Continuous Experience is already real and concrete whether I want it to be or not - no conversion or “making” on my or anyone else’s part is required.
Discrete experiences are what is “made” or converted from Continuous Experience - that’s where the process of reification occurs: not in the existence of Continuous Experience before reification occurs, and to which reification must apply in order for reification to have a starting state (pre-reification) as well as a resulting state (post-reification).
Not so. Knowing is by definition meaningful. Means imply a transition from one state to another. Fundamentally meaning therefore requires a pre-meaningful state from which to create meaning in the form of a different state to what was started with. Such a state that precedes the meaningulness of knowing must therefore be immediate and unavoidable. Both meaning and knowledge must first of all have the property of existence, therefore existence precedes meaning and knowledge. The immediate and undeniable state of existence is experience (Continuous Experience). So logically there must exist an immediate and unavoidable state to found everything that subsequently follows, making experience both directly undeniable, empirically speaking pre-knowledge, and necessarily existent logically speaking post-knowledge. You can derive Continuous Experience post hoc, but it presents itself unavoidably ante hoc regardless, so deriving Continuous Experience indirectly from discrete experience can be done (as I am doing here) but it is not reliant on doing so due to its direct confrontation as existence.
If I’m understanding this criticism, gaps are only negative: the “existence” of a gap is literally a contradiction in terms, which is why there are no gaps - logical contradictions don’t exist. This is why experience is fundamentally continuous, because it is free from logical contradictions like gaps.
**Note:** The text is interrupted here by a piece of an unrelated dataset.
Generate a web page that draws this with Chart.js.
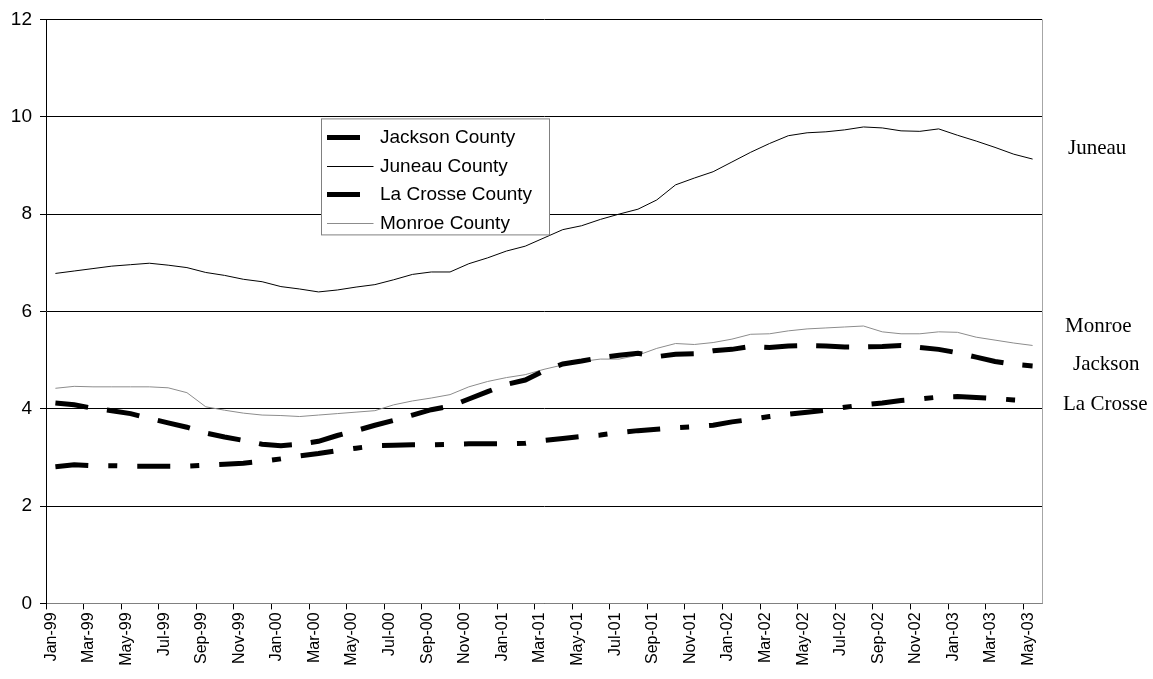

No.“Experience” is irreducible (except to its singular quality which is valuing) but the argument for its continuousness is, as I see it, merely syntactic, which does not amount to a foundational idea in my book.
But we can agree to disagree here, at least you’re actually invested in your idea, and it isn’t hollow semantics.
Of course it isn’t hollow semantics. There’s a reason why it resolves so many formerly paradoxical philosophical dilemmas.
Yes, experience is irreducible - that’s why I’m proposing it as the fundmental substance. Valuing is what you do to “make” it into something in terms of discrete experience. This is why I’ve always rejected VO as fundamental, however much sense it makes to propose valuation as “relatively” fundamental. Value has to apply to something, just the same as logic - indeed we did have this discussion in 2013 or 2014 on Humanarchy. How can you “like or dislike” without something against which to apply said like or dislike? How can you logically reason without anything to logically reason with? There needs to be something first, before you can value it, or refer to it as “a value”. You can only isolate a thing as a value after there’s a something to isolate from. Experience happens first, valuation and logic happens to that. How can you know what you value first before it exists? You’ll remember, hopefully, my criticism of VO that existence precedes value because value has to first of all exist, else it’s fundamentally non-existent. Experience is the concrete form of existence in the abstract - I’m posing them as the same thing. Value isn’t existence, value is of or about existence.